(Data entries)
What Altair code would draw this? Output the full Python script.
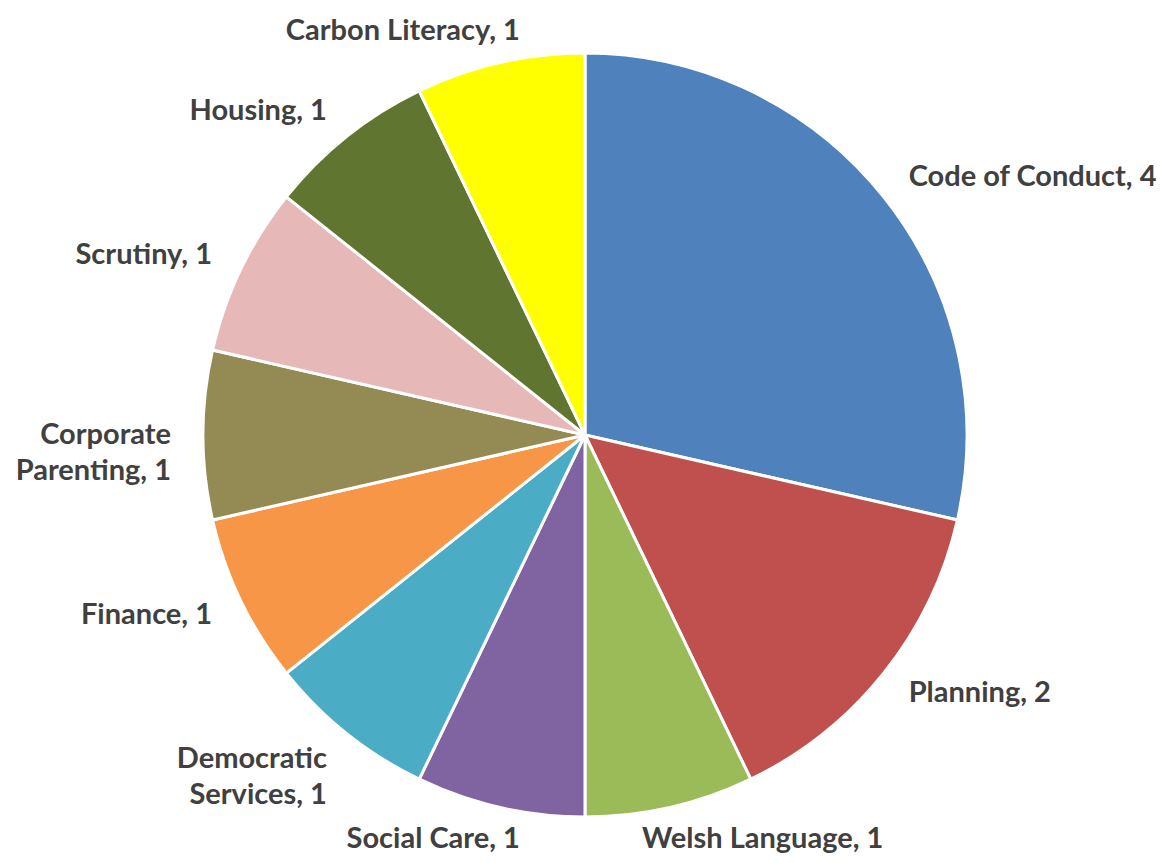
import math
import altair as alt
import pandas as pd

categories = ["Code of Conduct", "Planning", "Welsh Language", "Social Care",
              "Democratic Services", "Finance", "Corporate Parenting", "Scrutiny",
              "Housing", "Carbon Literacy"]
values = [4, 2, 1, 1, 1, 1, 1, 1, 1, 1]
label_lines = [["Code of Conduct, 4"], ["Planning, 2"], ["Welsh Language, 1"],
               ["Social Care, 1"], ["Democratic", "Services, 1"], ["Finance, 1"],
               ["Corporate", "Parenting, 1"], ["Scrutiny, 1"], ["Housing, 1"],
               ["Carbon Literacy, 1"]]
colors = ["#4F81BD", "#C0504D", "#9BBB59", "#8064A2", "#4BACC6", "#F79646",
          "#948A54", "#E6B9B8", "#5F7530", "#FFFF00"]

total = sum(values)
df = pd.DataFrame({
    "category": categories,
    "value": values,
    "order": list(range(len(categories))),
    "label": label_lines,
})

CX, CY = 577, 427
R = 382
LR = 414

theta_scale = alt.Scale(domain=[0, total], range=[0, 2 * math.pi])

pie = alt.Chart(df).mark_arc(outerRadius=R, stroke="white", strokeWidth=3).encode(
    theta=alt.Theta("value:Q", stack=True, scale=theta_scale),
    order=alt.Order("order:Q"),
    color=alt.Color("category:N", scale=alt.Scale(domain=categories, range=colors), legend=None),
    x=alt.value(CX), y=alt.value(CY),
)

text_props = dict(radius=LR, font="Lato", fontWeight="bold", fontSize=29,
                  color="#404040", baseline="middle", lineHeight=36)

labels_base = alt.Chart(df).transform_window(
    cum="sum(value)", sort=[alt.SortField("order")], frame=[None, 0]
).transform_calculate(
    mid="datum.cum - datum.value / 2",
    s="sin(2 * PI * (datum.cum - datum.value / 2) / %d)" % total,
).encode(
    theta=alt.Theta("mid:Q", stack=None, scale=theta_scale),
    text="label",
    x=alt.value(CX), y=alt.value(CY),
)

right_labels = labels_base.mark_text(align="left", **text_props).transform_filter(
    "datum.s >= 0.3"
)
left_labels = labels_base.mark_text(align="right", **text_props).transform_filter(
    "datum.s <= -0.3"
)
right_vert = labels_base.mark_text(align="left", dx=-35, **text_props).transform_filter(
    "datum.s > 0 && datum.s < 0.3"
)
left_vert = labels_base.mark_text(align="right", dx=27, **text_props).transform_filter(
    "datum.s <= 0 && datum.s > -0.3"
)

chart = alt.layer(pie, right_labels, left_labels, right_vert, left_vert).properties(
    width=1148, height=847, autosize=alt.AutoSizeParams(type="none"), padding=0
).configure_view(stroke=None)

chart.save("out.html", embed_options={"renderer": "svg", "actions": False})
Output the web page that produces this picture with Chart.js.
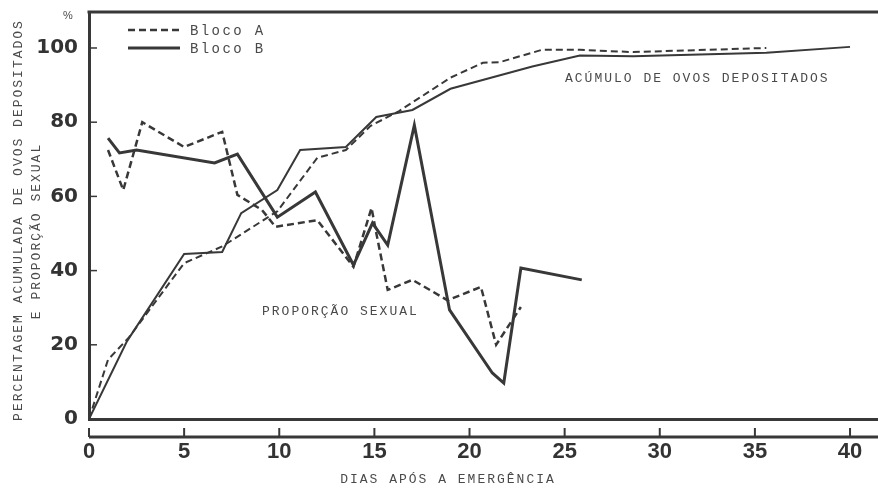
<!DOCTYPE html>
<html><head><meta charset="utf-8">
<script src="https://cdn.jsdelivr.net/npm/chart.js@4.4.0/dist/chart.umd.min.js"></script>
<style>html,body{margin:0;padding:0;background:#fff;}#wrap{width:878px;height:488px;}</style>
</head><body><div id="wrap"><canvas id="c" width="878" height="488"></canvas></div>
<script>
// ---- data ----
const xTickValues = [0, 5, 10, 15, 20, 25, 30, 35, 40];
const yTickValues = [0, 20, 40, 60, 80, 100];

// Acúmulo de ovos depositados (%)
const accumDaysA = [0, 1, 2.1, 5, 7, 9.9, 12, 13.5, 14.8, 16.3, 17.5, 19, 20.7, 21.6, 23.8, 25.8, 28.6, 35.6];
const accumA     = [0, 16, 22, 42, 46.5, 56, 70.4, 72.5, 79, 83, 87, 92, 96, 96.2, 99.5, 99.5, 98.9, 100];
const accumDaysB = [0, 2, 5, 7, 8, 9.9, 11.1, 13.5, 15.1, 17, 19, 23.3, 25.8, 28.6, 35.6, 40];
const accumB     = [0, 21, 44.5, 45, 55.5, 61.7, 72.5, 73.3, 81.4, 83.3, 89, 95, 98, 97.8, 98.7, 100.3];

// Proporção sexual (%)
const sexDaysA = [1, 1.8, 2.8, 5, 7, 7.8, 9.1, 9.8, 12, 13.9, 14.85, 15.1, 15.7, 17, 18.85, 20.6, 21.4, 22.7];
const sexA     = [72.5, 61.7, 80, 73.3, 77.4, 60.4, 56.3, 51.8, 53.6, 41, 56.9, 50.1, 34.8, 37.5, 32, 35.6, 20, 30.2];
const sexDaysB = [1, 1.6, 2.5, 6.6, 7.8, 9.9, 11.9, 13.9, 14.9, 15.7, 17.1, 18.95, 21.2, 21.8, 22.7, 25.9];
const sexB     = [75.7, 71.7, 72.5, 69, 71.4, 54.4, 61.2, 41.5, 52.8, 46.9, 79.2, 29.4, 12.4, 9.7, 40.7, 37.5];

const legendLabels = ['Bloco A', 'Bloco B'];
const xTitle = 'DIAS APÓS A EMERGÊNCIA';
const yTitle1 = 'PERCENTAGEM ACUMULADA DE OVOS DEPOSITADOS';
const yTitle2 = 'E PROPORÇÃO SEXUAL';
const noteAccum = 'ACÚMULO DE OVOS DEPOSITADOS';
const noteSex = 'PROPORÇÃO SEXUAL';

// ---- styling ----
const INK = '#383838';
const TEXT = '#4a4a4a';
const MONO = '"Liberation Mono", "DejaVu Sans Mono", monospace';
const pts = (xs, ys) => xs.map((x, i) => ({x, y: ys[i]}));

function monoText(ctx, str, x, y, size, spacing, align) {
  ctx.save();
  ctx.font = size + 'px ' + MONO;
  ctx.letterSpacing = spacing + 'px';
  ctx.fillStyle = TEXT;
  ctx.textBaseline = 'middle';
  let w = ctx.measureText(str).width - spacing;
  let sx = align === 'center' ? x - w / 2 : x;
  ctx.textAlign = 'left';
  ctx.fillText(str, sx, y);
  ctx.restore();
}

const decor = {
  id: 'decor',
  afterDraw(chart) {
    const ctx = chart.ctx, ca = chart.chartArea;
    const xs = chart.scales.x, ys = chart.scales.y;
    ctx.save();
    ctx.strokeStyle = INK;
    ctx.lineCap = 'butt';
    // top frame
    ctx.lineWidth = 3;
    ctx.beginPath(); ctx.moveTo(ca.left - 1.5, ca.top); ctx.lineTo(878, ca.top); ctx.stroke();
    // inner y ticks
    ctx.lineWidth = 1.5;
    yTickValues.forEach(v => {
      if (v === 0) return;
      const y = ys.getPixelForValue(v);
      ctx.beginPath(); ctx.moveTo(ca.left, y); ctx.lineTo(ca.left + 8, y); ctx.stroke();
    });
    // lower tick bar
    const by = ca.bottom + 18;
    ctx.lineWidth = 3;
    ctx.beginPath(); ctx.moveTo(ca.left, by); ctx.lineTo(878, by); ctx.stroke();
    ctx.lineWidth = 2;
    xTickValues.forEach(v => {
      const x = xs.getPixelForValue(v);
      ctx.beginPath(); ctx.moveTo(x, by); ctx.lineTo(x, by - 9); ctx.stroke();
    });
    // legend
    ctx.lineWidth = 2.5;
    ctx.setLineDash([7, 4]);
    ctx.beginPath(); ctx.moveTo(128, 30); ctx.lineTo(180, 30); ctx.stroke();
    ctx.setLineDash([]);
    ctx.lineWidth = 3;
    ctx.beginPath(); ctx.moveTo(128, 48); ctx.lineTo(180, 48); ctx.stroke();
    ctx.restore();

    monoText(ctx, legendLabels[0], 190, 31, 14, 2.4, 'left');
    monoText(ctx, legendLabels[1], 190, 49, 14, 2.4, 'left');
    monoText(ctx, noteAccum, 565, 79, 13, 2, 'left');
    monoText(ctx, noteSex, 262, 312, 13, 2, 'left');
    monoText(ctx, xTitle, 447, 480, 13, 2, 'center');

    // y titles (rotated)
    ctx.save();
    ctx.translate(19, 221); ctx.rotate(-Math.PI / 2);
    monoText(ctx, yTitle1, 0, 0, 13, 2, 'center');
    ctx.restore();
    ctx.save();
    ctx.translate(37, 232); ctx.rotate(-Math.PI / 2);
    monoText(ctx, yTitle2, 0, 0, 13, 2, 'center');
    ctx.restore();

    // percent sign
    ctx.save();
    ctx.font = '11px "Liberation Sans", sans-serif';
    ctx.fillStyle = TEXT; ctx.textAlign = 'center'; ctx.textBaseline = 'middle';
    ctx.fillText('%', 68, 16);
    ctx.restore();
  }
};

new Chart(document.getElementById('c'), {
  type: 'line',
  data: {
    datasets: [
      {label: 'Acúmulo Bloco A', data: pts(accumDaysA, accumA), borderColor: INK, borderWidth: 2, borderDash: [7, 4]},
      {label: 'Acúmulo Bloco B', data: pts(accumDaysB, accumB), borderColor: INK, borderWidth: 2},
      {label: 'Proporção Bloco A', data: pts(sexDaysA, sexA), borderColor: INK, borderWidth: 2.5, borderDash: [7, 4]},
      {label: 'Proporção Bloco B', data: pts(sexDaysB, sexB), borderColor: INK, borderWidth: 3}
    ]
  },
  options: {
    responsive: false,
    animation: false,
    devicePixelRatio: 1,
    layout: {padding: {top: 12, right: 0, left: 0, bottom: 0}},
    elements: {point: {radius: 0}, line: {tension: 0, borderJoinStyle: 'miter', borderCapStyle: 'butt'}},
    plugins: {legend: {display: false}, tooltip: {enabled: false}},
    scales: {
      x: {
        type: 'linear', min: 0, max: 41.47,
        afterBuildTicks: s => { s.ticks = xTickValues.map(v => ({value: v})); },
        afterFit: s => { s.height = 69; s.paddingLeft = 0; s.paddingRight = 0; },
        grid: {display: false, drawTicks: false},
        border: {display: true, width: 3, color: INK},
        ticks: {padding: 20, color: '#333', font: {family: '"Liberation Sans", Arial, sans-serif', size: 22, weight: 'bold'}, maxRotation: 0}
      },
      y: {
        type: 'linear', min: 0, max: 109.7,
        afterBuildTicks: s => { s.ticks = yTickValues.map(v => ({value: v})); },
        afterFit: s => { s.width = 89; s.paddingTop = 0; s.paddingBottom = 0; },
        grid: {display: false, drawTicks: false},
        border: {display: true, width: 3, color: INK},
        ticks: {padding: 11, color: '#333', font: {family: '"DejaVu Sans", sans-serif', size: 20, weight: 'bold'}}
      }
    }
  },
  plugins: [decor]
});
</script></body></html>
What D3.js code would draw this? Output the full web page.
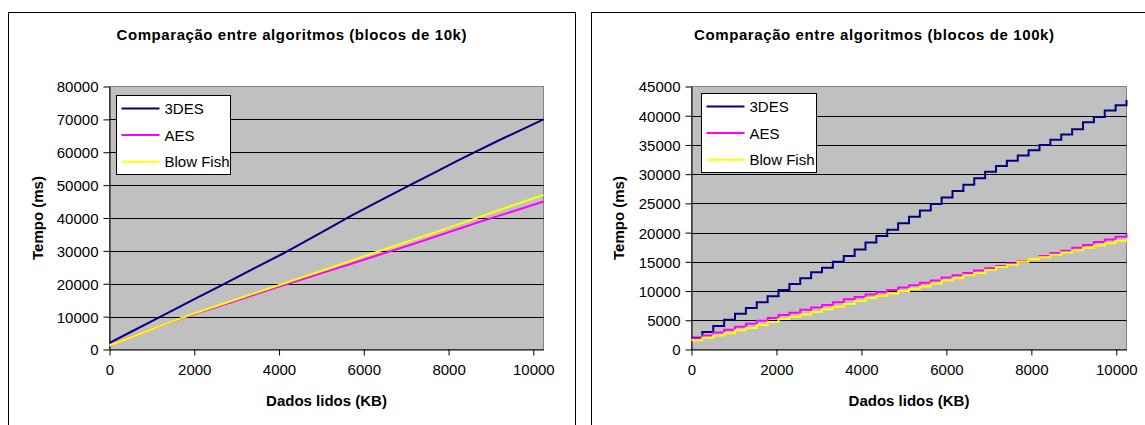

■ YOUR GOAL
Gather up every line from the listing above in which the word "would" occurs.

■ EXERCISE SOLUTION
What Altair code would draw this? Output the full Python script.
What D3.js code would draw this? Output the full web page.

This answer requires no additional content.